> What this task involves: Starting at the line containing "Write a Python" and ending at the line containing "hpgraph_ia64_pnl = [90, 81, 88, 81]", reproduce each line exactly as written, with both end lines included and all pictures omitted.

> Data shown:
+++

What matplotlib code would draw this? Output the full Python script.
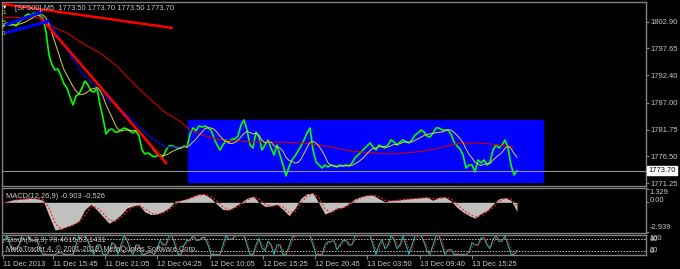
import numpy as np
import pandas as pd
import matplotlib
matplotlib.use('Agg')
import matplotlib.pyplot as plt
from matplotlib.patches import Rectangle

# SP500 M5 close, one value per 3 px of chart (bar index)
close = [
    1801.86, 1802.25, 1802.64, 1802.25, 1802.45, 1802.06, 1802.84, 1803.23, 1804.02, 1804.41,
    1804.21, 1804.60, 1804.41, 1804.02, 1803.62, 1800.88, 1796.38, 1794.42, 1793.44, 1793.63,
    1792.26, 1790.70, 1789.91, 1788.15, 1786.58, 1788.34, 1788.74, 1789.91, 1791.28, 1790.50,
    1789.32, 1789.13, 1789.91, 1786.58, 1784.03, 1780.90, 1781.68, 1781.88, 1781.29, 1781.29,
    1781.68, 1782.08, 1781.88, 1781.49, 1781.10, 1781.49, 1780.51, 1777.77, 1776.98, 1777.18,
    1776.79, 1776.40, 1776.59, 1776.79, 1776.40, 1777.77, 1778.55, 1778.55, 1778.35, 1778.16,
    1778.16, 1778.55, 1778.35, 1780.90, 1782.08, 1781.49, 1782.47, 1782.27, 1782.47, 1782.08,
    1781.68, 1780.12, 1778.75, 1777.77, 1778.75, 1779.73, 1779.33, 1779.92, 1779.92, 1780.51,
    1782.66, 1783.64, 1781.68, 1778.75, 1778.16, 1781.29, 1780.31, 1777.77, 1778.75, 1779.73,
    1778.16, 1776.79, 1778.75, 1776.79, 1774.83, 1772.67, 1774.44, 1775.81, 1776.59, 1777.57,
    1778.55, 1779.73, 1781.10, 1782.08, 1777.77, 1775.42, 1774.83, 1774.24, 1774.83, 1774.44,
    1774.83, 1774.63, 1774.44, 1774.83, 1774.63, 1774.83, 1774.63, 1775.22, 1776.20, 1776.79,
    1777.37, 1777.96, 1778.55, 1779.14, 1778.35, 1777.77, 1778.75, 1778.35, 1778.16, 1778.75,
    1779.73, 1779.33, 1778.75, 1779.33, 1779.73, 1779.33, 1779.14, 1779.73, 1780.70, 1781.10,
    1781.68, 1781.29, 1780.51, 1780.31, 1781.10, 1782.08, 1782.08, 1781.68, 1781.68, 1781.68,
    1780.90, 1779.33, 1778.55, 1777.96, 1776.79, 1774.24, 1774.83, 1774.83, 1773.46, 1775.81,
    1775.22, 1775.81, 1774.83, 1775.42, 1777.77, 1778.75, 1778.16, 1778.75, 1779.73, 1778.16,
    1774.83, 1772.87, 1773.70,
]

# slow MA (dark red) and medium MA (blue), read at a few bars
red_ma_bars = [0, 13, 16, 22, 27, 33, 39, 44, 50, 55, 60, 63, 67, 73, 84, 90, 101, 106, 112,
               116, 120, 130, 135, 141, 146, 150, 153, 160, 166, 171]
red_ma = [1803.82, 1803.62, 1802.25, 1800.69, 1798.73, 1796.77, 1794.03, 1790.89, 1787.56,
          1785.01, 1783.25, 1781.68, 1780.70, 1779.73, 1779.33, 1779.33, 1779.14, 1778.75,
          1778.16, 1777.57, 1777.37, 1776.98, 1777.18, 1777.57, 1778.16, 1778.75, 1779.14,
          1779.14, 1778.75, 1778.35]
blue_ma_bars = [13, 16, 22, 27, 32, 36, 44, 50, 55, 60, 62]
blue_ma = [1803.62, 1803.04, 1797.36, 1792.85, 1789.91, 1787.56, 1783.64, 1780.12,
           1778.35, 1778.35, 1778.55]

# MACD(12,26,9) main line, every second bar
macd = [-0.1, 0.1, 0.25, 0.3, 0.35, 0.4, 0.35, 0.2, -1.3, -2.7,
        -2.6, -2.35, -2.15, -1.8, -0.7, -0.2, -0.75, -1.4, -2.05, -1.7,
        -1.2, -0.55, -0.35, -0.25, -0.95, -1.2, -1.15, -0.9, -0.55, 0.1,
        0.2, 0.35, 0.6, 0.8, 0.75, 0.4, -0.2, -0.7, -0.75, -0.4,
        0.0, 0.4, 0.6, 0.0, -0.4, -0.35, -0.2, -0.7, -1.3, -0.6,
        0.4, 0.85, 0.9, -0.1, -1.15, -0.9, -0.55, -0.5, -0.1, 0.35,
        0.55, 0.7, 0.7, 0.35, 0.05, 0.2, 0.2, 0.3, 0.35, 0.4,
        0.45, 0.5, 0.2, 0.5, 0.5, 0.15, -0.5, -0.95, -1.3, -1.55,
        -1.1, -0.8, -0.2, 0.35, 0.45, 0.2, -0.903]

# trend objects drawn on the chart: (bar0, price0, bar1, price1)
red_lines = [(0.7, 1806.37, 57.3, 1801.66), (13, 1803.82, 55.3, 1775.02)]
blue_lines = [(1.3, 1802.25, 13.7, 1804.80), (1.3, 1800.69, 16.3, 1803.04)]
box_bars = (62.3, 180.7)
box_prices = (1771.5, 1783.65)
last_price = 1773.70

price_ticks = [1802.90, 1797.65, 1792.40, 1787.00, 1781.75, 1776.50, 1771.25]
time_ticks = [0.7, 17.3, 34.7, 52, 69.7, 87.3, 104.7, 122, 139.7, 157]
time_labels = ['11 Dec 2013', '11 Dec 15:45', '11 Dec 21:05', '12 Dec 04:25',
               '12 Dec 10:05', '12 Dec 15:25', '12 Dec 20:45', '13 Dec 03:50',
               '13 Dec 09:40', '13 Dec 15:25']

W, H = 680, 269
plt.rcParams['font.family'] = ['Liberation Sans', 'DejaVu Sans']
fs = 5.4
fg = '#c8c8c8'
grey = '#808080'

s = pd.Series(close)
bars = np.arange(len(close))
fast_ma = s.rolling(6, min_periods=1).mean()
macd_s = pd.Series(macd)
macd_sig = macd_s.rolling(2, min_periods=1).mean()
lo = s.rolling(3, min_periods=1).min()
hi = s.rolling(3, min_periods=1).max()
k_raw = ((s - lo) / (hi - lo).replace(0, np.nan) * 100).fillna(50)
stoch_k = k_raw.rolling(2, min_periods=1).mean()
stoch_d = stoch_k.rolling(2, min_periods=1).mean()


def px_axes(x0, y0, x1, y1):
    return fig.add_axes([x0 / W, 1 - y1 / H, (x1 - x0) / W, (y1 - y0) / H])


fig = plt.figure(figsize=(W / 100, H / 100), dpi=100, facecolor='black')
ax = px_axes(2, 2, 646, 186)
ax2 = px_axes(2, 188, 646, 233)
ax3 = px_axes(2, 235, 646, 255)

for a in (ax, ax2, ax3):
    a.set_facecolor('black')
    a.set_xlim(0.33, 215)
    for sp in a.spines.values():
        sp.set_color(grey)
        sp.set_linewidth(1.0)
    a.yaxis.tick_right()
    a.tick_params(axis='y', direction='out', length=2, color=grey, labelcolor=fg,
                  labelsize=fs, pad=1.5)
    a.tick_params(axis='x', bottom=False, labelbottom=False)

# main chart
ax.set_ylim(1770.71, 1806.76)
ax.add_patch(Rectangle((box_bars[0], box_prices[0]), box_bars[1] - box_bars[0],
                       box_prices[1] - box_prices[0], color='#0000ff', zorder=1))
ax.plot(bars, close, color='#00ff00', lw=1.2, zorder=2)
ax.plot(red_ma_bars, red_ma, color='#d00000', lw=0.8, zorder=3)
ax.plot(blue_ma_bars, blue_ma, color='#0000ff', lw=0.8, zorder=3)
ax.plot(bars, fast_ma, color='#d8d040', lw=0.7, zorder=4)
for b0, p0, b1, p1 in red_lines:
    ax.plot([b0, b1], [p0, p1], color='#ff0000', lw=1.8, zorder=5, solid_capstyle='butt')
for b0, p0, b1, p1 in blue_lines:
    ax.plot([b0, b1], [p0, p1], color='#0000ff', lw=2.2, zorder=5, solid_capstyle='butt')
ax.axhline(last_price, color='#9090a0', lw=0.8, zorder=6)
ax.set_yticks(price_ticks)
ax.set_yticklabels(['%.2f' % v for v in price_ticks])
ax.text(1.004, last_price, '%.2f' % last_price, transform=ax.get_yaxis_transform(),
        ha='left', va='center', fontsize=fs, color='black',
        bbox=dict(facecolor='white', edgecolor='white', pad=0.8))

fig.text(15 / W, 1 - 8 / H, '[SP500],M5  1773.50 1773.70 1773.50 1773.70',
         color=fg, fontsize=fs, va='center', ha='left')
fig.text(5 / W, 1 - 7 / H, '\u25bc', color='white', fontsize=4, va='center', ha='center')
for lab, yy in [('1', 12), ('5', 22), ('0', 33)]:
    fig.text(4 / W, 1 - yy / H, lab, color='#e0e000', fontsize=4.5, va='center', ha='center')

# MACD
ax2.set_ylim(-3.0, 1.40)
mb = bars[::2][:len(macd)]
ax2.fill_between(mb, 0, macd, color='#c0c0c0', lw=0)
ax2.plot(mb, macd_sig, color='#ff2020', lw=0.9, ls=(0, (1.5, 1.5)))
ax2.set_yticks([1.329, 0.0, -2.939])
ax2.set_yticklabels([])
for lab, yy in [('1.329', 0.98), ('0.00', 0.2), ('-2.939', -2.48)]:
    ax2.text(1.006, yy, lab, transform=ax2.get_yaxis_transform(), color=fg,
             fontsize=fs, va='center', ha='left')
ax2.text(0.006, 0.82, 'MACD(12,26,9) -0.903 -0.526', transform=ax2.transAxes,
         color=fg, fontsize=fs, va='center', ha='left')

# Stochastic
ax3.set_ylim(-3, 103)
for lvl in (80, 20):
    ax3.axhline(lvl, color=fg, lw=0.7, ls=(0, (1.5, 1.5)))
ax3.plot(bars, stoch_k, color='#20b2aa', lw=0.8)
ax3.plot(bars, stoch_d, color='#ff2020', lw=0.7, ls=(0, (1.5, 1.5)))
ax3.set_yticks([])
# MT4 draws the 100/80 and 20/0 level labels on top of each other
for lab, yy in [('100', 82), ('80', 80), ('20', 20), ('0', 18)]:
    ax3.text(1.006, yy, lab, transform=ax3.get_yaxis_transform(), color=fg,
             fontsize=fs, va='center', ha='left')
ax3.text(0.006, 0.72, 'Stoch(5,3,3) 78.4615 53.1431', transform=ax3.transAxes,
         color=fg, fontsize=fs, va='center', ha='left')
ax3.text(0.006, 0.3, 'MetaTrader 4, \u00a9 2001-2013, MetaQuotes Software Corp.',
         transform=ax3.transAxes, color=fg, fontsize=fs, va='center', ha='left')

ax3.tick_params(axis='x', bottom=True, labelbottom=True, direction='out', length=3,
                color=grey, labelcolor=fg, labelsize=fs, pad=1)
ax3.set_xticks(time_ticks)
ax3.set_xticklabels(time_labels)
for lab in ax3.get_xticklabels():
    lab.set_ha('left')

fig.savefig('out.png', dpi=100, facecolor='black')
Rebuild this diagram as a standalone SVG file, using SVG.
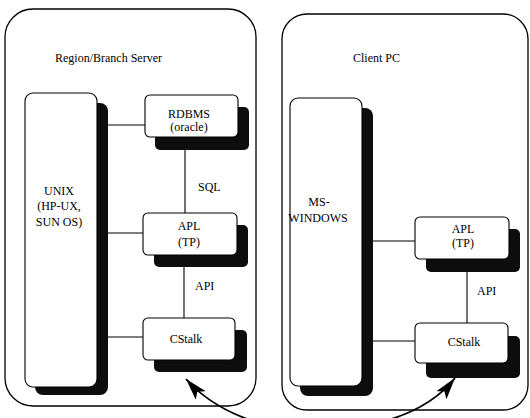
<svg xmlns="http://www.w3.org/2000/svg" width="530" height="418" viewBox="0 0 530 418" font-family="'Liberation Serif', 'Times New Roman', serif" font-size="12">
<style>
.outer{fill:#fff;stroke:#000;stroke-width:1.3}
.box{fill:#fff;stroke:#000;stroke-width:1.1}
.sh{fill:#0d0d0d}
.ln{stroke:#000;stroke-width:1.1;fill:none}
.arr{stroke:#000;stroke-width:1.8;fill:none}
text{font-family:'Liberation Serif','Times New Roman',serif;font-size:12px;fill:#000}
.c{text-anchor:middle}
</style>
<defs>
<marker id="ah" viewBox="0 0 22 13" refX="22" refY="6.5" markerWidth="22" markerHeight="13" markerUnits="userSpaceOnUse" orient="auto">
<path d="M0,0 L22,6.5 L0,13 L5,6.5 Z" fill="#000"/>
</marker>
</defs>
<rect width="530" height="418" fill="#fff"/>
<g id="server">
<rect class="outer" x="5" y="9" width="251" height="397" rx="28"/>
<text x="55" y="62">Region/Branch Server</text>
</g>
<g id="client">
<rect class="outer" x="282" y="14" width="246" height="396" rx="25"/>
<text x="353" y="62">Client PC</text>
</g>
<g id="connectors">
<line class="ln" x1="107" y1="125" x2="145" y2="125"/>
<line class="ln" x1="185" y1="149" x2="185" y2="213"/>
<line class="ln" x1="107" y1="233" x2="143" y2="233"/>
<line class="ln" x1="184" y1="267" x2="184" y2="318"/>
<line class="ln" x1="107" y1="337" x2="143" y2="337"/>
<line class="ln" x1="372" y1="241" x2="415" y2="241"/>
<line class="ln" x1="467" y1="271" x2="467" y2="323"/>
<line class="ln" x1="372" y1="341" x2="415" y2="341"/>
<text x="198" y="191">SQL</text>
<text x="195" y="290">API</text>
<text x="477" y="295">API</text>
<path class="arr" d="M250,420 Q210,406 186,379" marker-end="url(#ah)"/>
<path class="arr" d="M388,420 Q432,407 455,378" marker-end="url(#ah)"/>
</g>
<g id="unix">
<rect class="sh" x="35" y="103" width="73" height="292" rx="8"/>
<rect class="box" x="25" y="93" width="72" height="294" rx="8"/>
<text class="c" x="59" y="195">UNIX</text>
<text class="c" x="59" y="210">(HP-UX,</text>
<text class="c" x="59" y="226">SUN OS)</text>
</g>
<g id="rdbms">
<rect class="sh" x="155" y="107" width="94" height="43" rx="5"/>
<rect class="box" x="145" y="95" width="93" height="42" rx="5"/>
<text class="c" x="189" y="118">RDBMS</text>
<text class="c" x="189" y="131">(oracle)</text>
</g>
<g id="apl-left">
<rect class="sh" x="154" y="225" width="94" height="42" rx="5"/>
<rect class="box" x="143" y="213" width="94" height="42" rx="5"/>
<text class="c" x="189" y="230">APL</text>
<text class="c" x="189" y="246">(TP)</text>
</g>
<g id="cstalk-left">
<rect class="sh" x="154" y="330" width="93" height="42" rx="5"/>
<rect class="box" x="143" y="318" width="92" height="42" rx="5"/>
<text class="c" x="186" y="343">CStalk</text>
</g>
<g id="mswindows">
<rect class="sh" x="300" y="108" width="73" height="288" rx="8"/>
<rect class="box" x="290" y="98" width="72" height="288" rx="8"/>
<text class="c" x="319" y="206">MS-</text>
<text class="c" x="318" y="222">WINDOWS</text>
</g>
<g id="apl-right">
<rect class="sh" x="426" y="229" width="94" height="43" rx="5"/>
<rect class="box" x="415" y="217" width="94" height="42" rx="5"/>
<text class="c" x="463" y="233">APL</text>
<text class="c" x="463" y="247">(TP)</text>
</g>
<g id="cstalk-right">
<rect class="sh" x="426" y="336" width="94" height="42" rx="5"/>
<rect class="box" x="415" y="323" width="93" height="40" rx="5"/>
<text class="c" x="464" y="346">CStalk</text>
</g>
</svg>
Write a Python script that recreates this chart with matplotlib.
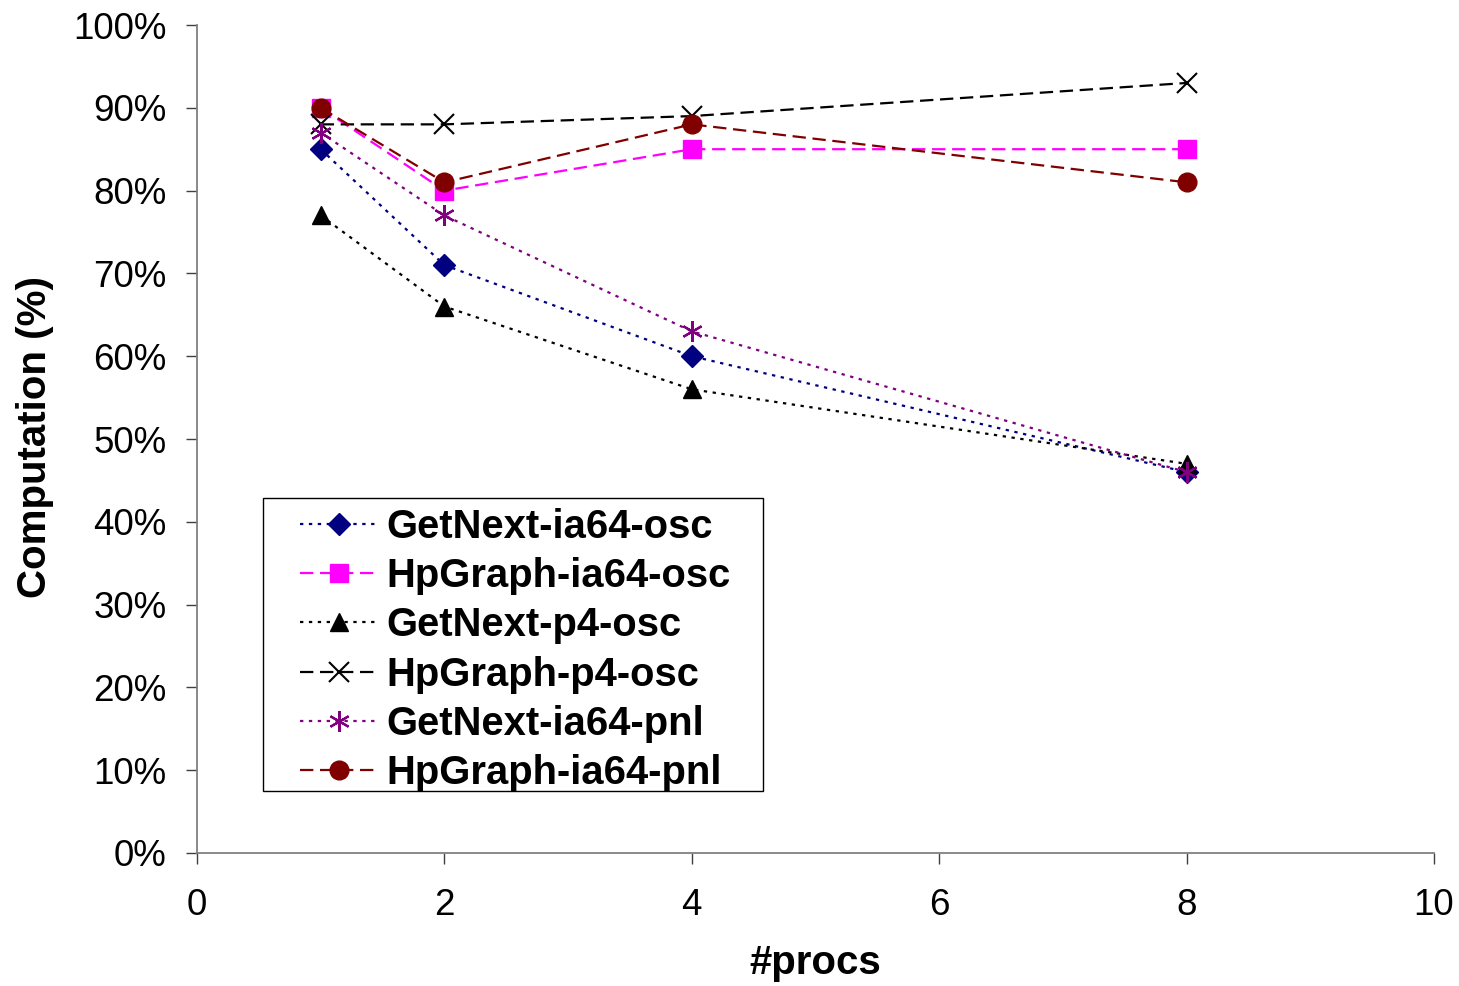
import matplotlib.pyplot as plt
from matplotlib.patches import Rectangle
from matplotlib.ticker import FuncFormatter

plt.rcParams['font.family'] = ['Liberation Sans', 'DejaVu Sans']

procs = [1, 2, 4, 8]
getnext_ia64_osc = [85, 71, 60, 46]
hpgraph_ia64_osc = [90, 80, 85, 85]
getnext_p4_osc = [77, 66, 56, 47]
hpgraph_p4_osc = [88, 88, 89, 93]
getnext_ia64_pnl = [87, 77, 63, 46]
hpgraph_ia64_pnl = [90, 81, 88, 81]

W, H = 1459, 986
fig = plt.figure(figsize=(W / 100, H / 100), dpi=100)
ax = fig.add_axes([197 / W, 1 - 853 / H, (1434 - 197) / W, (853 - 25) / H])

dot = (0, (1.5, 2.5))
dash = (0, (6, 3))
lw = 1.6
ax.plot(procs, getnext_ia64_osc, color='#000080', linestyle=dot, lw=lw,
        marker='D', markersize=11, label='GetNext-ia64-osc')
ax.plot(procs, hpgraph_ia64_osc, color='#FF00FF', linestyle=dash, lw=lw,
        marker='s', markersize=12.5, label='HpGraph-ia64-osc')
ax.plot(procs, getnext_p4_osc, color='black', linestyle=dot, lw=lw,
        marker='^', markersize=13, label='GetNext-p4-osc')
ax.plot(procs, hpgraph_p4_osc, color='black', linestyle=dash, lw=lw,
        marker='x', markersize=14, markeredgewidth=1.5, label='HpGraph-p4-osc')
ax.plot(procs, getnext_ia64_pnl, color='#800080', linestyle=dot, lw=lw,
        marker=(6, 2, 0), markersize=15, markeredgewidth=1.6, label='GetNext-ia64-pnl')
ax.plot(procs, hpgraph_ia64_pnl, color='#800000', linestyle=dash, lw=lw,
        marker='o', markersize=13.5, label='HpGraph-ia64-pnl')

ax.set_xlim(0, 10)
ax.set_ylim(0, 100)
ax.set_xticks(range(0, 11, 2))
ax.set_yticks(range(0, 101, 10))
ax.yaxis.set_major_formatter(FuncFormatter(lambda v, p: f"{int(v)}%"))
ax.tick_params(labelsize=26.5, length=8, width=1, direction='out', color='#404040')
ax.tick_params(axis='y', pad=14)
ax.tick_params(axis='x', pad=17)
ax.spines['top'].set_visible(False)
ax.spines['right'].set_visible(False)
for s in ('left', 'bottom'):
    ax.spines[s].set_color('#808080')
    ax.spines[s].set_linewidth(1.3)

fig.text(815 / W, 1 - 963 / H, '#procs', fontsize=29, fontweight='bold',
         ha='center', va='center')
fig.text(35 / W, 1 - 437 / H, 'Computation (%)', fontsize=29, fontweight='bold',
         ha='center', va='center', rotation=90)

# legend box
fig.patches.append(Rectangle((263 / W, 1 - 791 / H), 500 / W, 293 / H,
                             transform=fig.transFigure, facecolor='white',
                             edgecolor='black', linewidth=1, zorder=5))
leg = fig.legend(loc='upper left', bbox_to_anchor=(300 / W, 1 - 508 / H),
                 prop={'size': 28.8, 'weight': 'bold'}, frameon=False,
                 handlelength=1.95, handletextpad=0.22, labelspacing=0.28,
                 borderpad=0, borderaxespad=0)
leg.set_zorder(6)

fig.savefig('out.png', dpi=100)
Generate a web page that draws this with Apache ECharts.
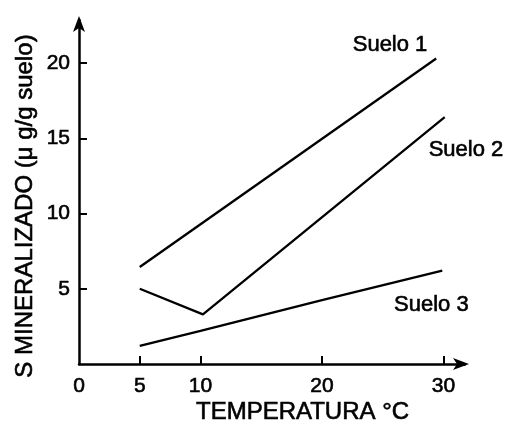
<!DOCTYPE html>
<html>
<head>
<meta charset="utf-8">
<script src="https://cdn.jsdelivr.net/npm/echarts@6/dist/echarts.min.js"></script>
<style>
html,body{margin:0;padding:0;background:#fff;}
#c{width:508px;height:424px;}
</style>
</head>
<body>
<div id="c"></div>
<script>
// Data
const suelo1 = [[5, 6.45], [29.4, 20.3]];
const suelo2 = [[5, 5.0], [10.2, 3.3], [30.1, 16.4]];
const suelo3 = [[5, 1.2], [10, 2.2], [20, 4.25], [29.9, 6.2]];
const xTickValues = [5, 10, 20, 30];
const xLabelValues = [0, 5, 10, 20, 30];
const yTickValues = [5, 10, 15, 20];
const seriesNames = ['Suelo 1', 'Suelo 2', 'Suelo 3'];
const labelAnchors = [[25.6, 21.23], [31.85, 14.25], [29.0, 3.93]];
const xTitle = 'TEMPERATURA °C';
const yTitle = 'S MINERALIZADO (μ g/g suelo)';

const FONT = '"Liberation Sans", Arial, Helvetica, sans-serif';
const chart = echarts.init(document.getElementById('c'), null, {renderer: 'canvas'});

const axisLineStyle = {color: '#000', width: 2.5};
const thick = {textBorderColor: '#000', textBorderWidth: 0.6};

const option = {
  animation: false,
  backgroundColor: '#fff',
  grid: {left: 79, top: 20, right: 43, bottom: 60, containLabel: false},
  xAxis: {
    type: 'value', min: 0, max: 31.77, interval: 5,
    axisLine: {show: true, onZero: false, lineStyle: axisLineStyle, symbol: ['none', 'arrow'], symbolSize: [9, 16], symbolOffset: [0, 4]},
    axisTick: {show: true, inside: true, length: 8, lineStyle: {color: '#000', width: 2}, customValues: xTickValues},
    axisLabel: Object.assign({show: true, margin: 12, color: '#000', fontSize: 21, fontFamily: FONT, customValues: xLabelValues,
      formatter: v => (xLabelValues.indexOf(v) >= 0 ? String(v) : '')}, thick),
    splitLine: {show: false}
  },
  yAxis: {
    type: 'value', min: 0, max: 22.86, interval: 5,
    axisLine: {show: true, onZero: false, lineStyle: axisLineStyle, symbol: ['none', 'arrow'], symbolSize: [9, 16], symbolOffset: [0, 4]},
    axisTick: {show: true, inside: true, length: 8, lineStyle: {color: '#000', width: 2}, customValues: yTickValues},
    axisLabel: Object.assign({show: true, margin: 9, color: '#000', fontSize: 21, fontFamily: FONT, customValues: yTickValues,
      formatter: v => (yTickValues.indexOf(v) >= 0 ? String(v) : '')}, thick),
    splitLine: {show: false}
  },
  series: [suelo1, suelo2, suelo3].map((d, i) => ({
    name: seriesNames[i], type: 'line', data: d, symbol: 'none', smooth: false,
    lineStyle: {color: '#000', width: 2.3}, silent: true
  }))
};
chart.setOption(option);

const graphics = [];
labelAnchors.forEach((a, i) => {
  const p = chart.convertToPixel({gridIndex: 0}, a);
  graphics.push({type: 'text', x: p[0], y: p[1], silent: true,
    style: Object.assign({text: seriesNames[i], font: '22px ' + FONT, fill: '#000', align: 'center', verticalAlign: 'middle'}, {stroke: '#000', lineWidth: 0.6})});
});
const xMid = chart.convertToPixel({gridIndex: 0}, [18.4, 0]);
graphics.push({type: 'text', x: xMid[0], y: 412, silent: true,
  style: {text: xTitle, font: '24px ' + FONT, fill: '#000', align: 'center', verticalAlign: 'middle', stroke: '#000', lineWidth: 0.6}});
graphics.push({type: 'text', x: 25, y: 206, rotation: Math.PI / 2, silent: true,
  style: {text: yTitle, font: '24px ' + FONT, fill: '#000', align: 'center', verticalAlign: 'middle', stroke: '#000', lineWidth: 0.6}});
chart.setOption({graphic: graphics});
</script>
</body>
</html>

+++

> Finished task:
Write a Python script that recreates this chart with matplotlib.
import matplotlib.pyplot as plt
from matplotlib.patches import Rectangle
from matplotlib.ticker import FuncFormatter

plt.rcParams['font.family'] = ['Liberation Sans', 'DejaVu Sans']

procs = [1, 2, 4, 8]
getnext_ia64_osc = [85, 71, 60, 46]
hpgraph_ia64_osc = [90, 80, 85, 85]
getnext_p4_osc = [77, 66, 56, 47]
hpgraph_p4_osc = [88, 88, 89, 93]
getnext_ia64_pnl = [87, 77, 63, 46]
hpgraph_ia64_pnl = [90, 81, 88, 81]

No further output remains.